Tom Takayoshi was a record label founder as well as a president of a major United States record label. His involvement in the music industry goes back to the early 1960s.

==Background==

===Abkco Records===
At some time, possibly the early 1970s Takayoshi was an executive for Abkco Records.

===Capitol Records===
In the early 1960s Takayoshi was operations manager for the Detroit branch of Capitol Records. In 1963 he was involved in a prank on radio station DJs in Detroit and Windsor. To promote the song "Sukiyaki" by Kyu Sakamoto. Takayoshi put on a Japanese costume, posing as Mio Takayoshi, pretending to be a long time friend of the singer. He toured the radio stations thanking the DJs for their help in promoting the song while pretending not to understand or speak English. In addition to Takayoshi, the hoax was co-engineered by men from the Capitol Records branch, sales manager Jim Blackwood, district sales manager Tom Gelardi and regional promotion man Art Hill. In 1969 he won the district sales award for his work in Detroit with Larry Menetre of Atlanta getting the other one and Marvin Beisel of the West Coast getting the first division plaque. In the same year, he was named director of independent labels at Capitol. His role was to head a team of seven men to handle promotions for independent labels. The labels he was to oversee were Apple, Zapple, 1-2-3, Harvest, Hand, Colossal, Tower, Crazy Horse, Burdette, Showtown and Uptown.

He stayed with the label for 13 years.

===Apple Records===
In the early 1970s he was a promotion man for Apple Records. He stayed with the Apple label for around two years.

===Playboy Records===
He then joined Playboy Records. In early 1973, he was named marketing director of sales and promotion. Around 1974, he was executive vice-president for Playboy Records. While in that role he signed country singer Eddie Weaver to the label. In the mid 1970s the label had lost four million dollars, Takayoshi was given the power to run the label and there was an expectation to see a profit in sales. There was a desire to make it a major label for r&b acts. He was the man in charge of the label and the third man in that position in three years. Under his stewardship, the label did well with country artist Mickey Gilley. In 1976, it was mentioned in the Radio Quarterly Report, Vol II July 1 - Sept. 30 edition that to date, Playboys biggest successes were Barbie Benton, Al Wilson, Weapons of Peace, Hamilton, Joe Frank & Reynolds and Mickey Gilley. Takayoshi, since taking over had turned the company around by being more selective and causing it to change direction. In 1977 it was announced in the March 19 edition of Billboard Magazine that Takayoshi, after being with the label for four years was made president. In 1978, Playboy Records folded.

Along with Albert Tribble, Larry Brownlee, Lowrell Simon and Willie Henderson he is credited as a co-composer for Henderson's single "Gangster Boogie Bump" which peaked at #50 on the US r&b charts in 1974.

===Hilltak Records===
Towards the late 1970s Takayoshi along with Hillery Johnson co founded Hilltak Records.

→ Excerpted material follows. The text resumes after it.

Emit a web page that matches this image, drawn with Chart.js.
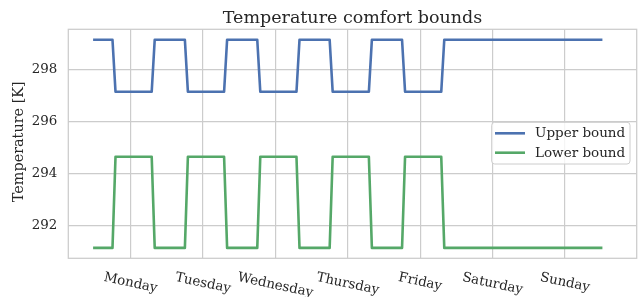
<!DOCTYPE html>
<html><head><meta charset="utf-8">
<script src="https://cdn.jsdelivr.net/npm/chart.js@4/dist/chart.umd.min.js"></script>
<style>html,body{margin:0;padding:0;background:#fff;}#wrap{width:643px;height:297px;}</style>
</head><body><div id="wrap"><canvas id="c" width="643" height="297"></canvas></div>
<script>
// Hours since Monday 00:00 at which the bounds change (corner points of the step profile)
const hours = [0, 6, 7, 19, 20, 30, 31, 43, 44, 54, 55, 67, 68, 78, 79, 91, 92, 102, 103, 115, 116, 168];
const upperBound = [299.15, 299.15, 297.15, 297.15, 299.15, 299.15, 297.15, 297.15, 299.15, 299.15, 297.15, 297.15,
                    299.15, 299.15, 297.15, 297.15, 299.15, 299.15, 297.15, 297.15, 299.15, 299.15];
const lowerBound = [291.15, 291.15, 294.65, 294.65, 291.15, 291.15, 294.65, 294.65, 291.15, 291.15, 294.65, 294.65,
                    291.15, 291.15, 294.65, 294.65, 291.15, 291.15, 294.65, 294.65, 291.15, 291.15];
const dayTicks = [12, 36, 60, 84, 108, 132, 156];
const dayLabels = ['Monday', 'Tuesday', 'Wednesday', 'Thursday', 'Friday', 'Saturday', 'Sunday'];
const yTicks = [292, 294, 296, 298];
const seriesNames = ['Upper bound', 'Lower bound'];
const titleText = 'Temperature comfort bounds';
const yTitle = 'Temperature [K]';

const FONT = '"DejaVu Serif", serif';
const TXT = '#262626';
const GRID = '#cccccc';

const decor = {
  id: 'decor',
  beforeDatasetsDraw(chart) {
    const {ctx, chartArea: a} = chart;
    ctx.save();
    ctx.strokeStyle = GRID;
    ctx.lineWidth = 1.25;
    ctx.strokeRect(a.left, a.top, a.right - a.left, a.bottom - a.top);
    ctx.restore();
  },
  afterDraw(chart) {
    const {ctx, chartArea: a, scales} = chart;
    ctx.save();
    ctx.fillStyle = TXT;
    // title
    ctx.font = '17.5px ' + FONT;
    ctx.textAlign = 'center';
    ctx.textBaseline = 'alphabetic';
    ctx.fillText(titleText, (a.left + a.right) / 2, 23.3);
    // y title
    ctx.save();
    ctx.translate(19.5, (a.top + a.bottom) / 2 - 2);
    ctx.rotate(-Math.PI / 2);
    ctx.font = '14.4px ' + FONT;
    ctx.textBaseline = 'middle';
    ctx.fillText(yTitle, 0, 0);
    ctx.restore();
    // x tick labels, rotated clockwise
    const ang = 12 * Math.PI / 180;
    ctx.font = '13.4px ' + FONT;
    ctx.textAlign = 'center';
    ctx.textBaseline = 'middle';
    dayTicks.forEach((v, i) => {
      const x = scales.x.getPixelForValue(v);
      const w = ctx.measureText(dayLabels[i]).width;
      const h = 15.6;
      const bh = w * Math.sin(ang) + h * Math.cos(ang);
      const cy = a.bottom + 11.5 + bh / 2;
      ctx.save();
      ctx.translate(x, cy);
      ctx.rotate(ang);
      ctx.fillText(dayLabels[i], 0, 0);
      ctx.restore();
    });
    // legend
    const lx = 491.7, ly = 122.3, lw = 138.3, lh = 41.7, r = 3;
    ctx.beginPath();
    ctx.moveTo(lx + r, ly);
    ctx.arcTo(lx + lw, ly, lx + lw, ly + lh, r);
    ctx.arcTo(lx + lw, ly + lh, lx, ly + lh, r);
    ctx.arcTo(lx, ly + lh, lx, ly, r);
    ctx.arcTo(lx, ly, lx + lw, ly, r);
    ctx.closePath();
    ctx.fillStyle = 'rgba(255,255,255,0.8)';
    ctx.fill();
    ctx.strokeStyle = GRID;
    ctx.lineWidth = 1;
    ctx.stroke();
    ctx.font = '13.5px ' + FONT;
    ctx.textAlign = 'left';
    ctx.textBaseline = 'middle';
    chart.data.datasets.forEach((ds, i) => {
      const y = 133.3 + i * 19.4;
      ctx.strokeStyle = ds.borderColor;
      ctx.lineWidth = ds.borderWidth;
      ctx.lineCap = 'square';
      ctx.beginPath();
      ctx.moveTo(496.3, y);
      ctx.lineTo(523.7, y);
      ctx.stroke();
      ctx.fillStyle = TXT;
      ctx.fillText(ds.label, 535, y + 0.5);
    });
    ctx.restore();
  }
};

new Chart(document.getElementById('c'), {
  type: 'line',
  data: {
    datasets: [
      {label: seriesNames[0], data: hours.map((h, i) => ({x: h, y: upperBound[i]})),
       borderColor: '#4C72B0', borderWidth: 2.6, pointRadius: 0, tension: 0, fill: false,
       borderCapStyle: 'square', borderJoinStyle: 'round'},
      {label: seriesNames[1], data: hours.map((h, i) => ({x: h, y: lowerBound[i]})),
       borderColor: '#55A868', borderWidth: 2.6, pointRadius: 0, tension: 0, fill: false,
       borderCapStyle: 'square', borderJoinStyle: 'round'}
    ]
  },
  options: {
    responsive: false,
    devicePixelRatio: 1,
    animation: false,
    layout: {padding: {top: 29.3, right: 6.3, left: 0, bottom: 0}},
    plugins: {legend: {display: false}, title: {display: false}, tooltip: {enabled: false}},
    scales: {
      x: {
        type: 'linear', min: -8.65, max: 179.8,
        afterBuildTicks: s => { s.ticks = dayTicks.map(v => ({value: v})); },
        afterFit: s => { s.height = 38.7; },
        ticks: {display: false},
        grid: {color: GRID, lineWidth: 1.2, drawTicks: false},
        border: {display: false}
      },
      y: {
        min: 290.75, max: 299.55,
        afterBuildTicks: s => { s.ticks = yTicks.map(v => ({value: v})); },
        afterFit: s => { s.width = 68.3; },
        ticks: {color: TXT, font: {family: FONT, size: 13.4}, padding: 11},
        grid: {color: GRID, lineWidth: 1.2, drawTicks: false},
        border: {display: false}
      }
    }
  },
  plugins: [decor]
});
</script>
</body></html>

The name Hilltak was a combination of their names. It was registered June 16, 1978, in California. The Hilltak label was a subsidiary of Atlantic Records. It's catalogue had a leaning towards the disco genre. They got off to a great start with albums, Magic Man by Broadway and Choice by Dalton & Dubarri. Some of the other artists that had their work released on the label were Patti Hendrix, The Guess Who, and The 9th Creation. Hendrix had success with her single in 1978 which peaked at #65 on September 23 on the Billboard Hot Soul Singles chart. It also spent a total of ten weeks in the chart. Broadway would have chart success with two singles, including "Kiss You All Over". 9th Creation would have success with "Let's Dance".

In September 1979 the label had shifted from Atlantic Records to use a network of nine independent distributors which included California Records in L.A. and Big State in Dallas. Also that year, "On the Inside" by Lynne Hamilton was released on Hilltak.

By 1980, Takayoshi was working as general manager for Sound Music Sales in Los Angeles.